Introducing the 'New Olivier'
Los Angeles Times, January 6
1988
by Nancy Mills
Contrary to its title, "Fortunes
of War" is not a tale about armies battling. Rather, the
seven-hour series, beginning Jan. 17 on PBS, recounts the experiences
of a young couple caught behind the lines during World War II.
The New York Review of Books describes Manning's two trilogies
as "the best glimpse we will probably ever have of World
War II in the Balkans and the Middle East."
Newly married Guy and Harriet
Pringle arrive in Romania in September, 1939, where Guy is a
professor in the English department of Bucharest University.
The Pringles' timing was awful, for Hitler had just marched into
Poland. The Romanian prime minister has just been assassinated
by the fascist Iron Guard. The Pringles eventually flee to Athens
and then to Cairo, seeing and occasionally involving themselves
in the terrible effects of the war. Meanwhile, their marriage
is in trouble.
"Olivia Manning wrote women's
novels, and this is what I'd call a woman's film," director
Jones says. "Audiences will expect a romantic heroine, but
Harriet is a go-ahead, fiercely independent woman. Guy is monstrously
selfish at times. Their relationship is a bit skated over in
the books, but it's become much more real in what we've filmed."
"Fortunes of War" may
be remembered in years to come as the vehicle that introduced
Kenneth Branagh to the world. The stocky, fair-haired Branagh,
who plays Guy Pringle, is considered by many in England to be
the heir apparent to Laurence Olivier.
Seven years ago, Branagh won
two "best newcomer" awards for his performance in the
London production of "Another Country," a part he got
straight from drama school. His subsequent performance in the
title role in "Henry V" for the Royal Shakespeare Company
raised superlatives from the pens of England's mightiest critics.
Since then, he has romped naked
on the beach with Jacqueline Bisset in the upcoming film comedy
"High Season" and has played a homosexual in a small
British film, "A Month in the Country." When "Fortunes
of War" ended, he planned to spend a year as actor/manager
of his own small London theater company, partly financed by his
savings.
In his BBC dressing room, just
after handing his "Fortunes" costume to the wardrobe
department for the last time, Branagh was both euphoric and depressed.
"There's a certain satisfaction at having completed what
at first seemed like an endless project," he said.
"When I read the script,
I realized I'd be mad not to do it.
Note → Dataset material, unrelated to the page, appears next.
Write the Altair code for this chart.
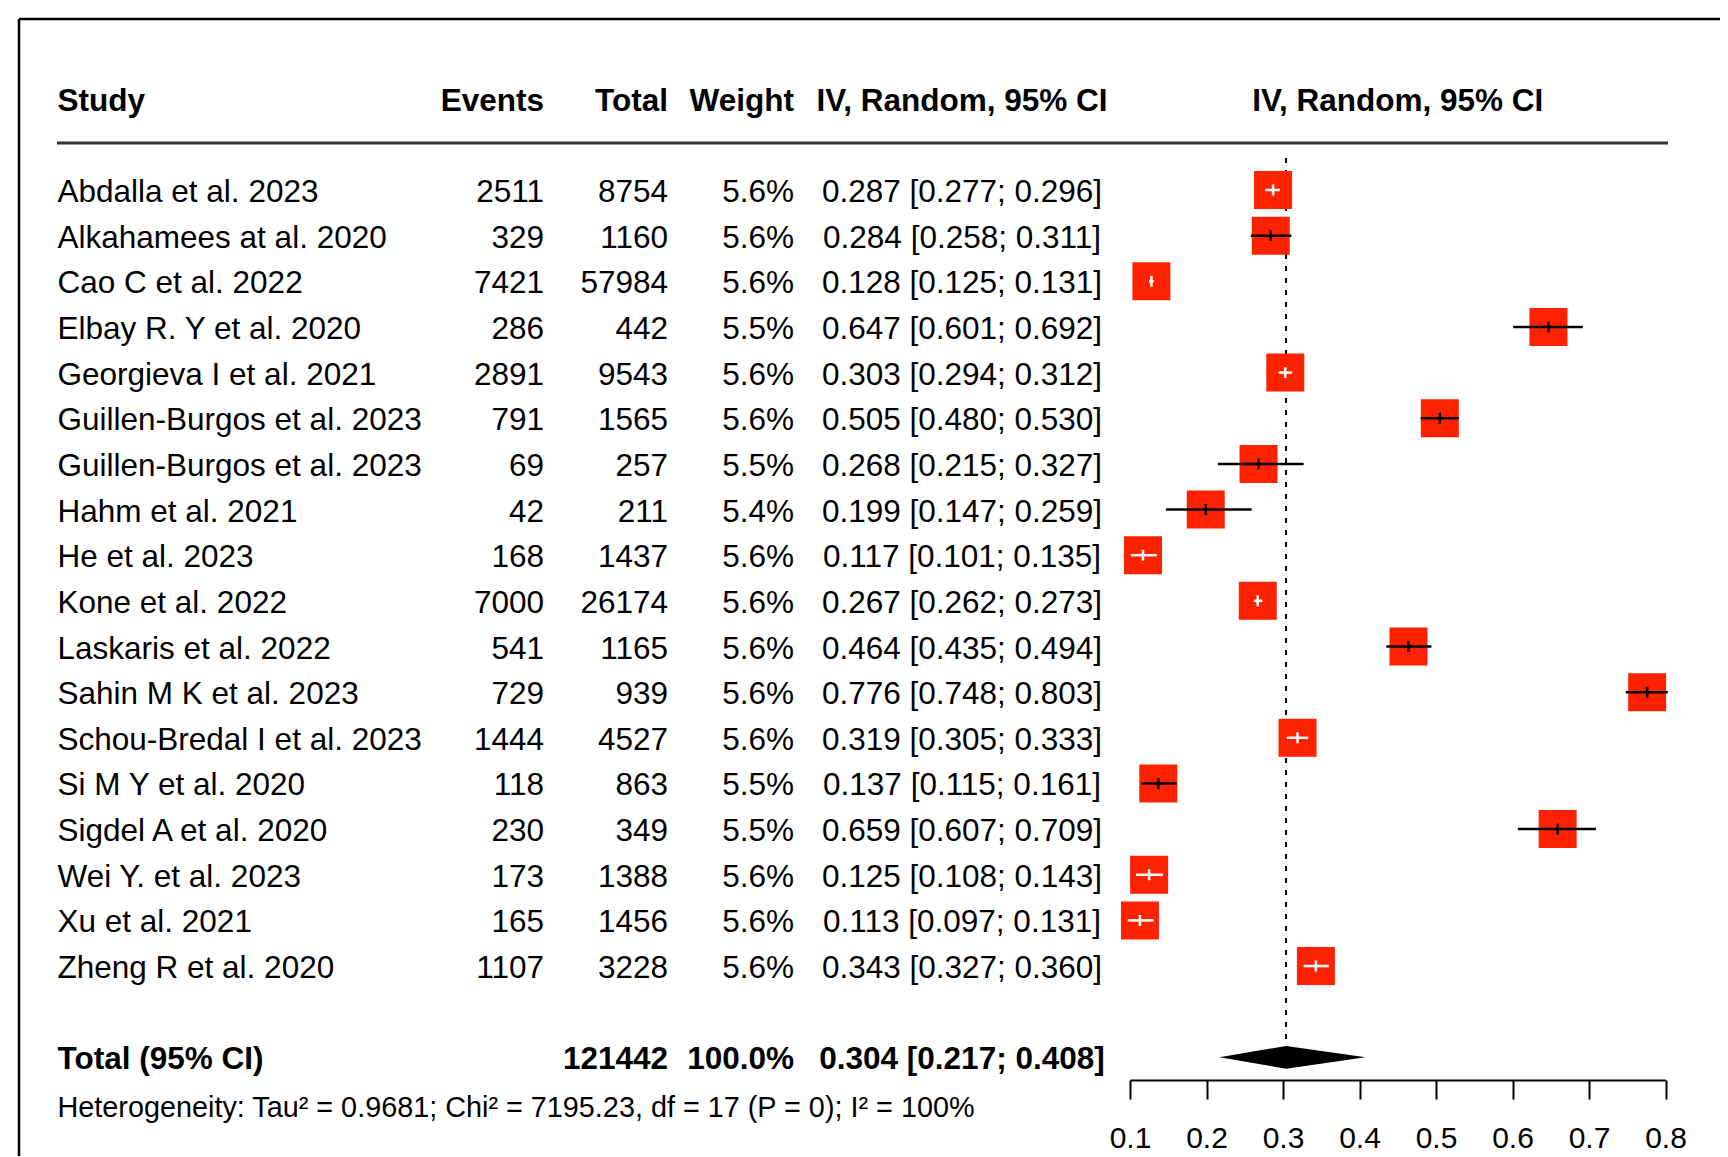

The characters seemed very
contemporary to me. I liked the very truthful and recognizable
way Alan Plater (the screenwriter) dramatized the development
of the relationship between Guy and Harriet.
"They didn't know each other
very well when they got married, and they did have things to
worry about -- like the proximity of death. Harriet's really
a forerunner of feminism. Guy's a very strong man, but like most
men he's got an emotional cut-off device. He's bright and sensitive
but chooses to blinker his feelings. He gets by on charm.
"I hated him when I first
read the books. Olivia Manning made him much more insensitive,
but Plater played up his own awareness of it. Guy's a great 'nearly
man.' He can't join up and fight because he's too short-sighted.
He's the golden youth. I see him as the English Dick Diver (F.
Scott Fitzgerald's tragic hero in 'Tender Is the Night'). His
great talent is to avoid thinking about it."
Branagh was born in Belfast but
has lived in England for the past 17 years. "I still have
what Olivia Manning says is this Irish-Anglo sense of belonging
nowhere. My enthusiasm and passion about the theater is not necessarily
English. I think it comes from my fiery, working class Celtic
roots."
Branagh intended to be a journalist.
"Then at 16 I started acting in plays at school," he
recalled, "and it happened. We were doing 'Oh, What a Lovely
War!' and my teacher said almost in passing, 'You could do this
professionally.' I was staggered. Then I became intoxicated with
the idea."
His parents were very supportive,
he said, "even though they were frightened of the strange
world I was entering." His father runs a small company that
puts in suspended ceilings and partitions. "They're definitely
feet-on-the-ground folk. You can't impress them with things that
aren't impressive."
Branagh would rather not be compared
with the young Olivier. "It's a very painful road to go
down," he said. "I think there's been a lost generation
of actors -- like Albert Finney and Peter O'Toole -- who for
their own reasons decided to go their own way rather than try
to follow Olivier and Gielgud. I can understand why. You're always
being compared. Maybe after a great group of titans, a generation
or two has to pass."
His dream, he said, is to work
in America. "I'd like to take this play I've written, which
will open in my theater, to New York. I feel like I'm on the
threshold of my life. I hope the play's successful, but I expect
a lot of flak.
"Spending a year in the
theater, acting and managing, may be the wrong thing to do in
Britain. I know it's a commercial risk -- except I'm only 26."